# [What needs to be done]
Show every line where "seaborn" occurs.
======
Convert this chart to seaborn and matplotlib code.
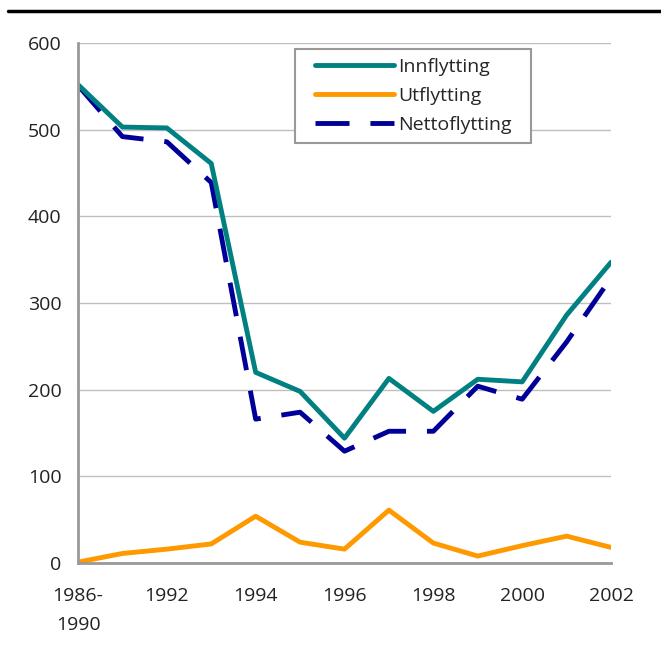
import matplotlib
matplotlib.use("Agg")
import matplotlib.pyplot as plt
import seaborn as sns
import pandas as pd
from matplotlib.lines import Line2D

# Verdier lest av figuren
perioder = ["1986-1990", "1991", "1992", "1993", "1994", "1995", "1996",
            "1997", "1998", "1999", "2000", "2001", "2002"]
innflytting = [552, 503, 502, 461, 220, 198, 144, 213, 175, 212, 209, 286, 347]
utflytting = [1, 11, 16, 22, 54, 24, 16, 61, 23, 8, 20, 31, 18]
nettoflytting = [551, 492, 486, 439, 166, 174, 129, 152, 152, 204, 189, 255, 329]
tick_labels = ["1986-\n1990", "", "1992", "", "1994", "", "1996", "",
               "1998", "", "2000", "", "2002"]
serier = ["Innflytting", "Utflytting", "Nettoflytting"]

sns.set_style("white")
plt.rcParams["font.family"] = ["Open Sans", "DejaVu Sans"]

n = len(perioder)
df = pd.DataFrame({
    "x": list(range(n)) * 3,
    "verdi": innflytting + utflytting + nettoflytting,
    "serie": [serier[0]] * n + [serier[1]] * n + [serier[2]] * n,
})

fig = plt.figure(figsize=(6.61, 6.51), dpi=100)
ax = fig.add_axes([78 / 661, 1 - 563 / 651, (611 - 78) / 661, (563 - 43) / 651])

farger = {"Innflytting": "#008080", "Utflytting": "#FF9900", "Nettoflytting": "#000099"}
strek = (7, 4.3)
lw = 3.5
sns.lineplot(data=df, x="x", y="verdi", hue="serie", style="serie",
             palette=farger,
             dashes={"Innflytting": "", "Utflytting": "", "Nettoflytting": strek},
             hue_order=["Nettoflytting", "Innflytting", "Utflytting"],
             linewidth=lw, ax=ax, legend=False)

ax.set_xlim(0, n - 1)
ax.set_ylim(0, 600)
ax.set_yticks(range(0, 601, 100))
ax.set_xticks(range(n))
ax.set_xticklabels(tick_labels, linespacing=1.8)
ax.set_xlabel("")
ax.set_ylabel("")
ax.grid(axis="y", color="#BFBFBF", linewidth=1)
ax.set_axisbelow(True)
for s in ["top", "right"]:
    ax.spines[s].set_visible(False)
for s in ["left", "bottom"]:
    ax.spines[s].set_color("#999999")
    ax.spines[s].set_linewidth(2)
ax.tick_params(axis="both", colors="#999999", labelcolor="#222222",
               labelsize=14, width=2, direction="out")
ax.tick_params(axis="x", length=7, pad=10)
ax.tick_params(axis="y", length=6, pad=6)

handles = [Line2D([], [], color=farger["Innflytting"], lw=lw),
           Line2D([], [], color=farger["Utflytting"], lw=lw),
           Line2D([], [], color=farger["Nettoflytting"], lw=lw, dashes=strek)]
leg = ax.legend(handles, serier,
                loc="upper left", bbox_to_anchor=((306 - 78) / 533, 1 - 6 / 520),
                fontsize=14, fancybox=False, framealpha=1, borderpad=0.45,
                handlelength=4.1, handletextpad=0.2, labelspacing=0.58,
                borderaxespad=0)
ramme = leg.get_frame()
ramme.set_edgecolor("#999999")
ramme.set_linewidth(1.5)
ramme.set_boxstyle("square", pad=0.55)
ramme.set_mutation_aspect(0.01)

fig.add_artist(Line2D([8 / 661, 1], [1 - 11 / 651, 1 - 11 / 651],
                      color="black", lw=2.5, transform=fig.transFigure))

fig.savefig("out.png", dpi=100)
======
# [Result of the exercise]
Convert this chart to seaborn and matplotlib code.
import seaborn as sns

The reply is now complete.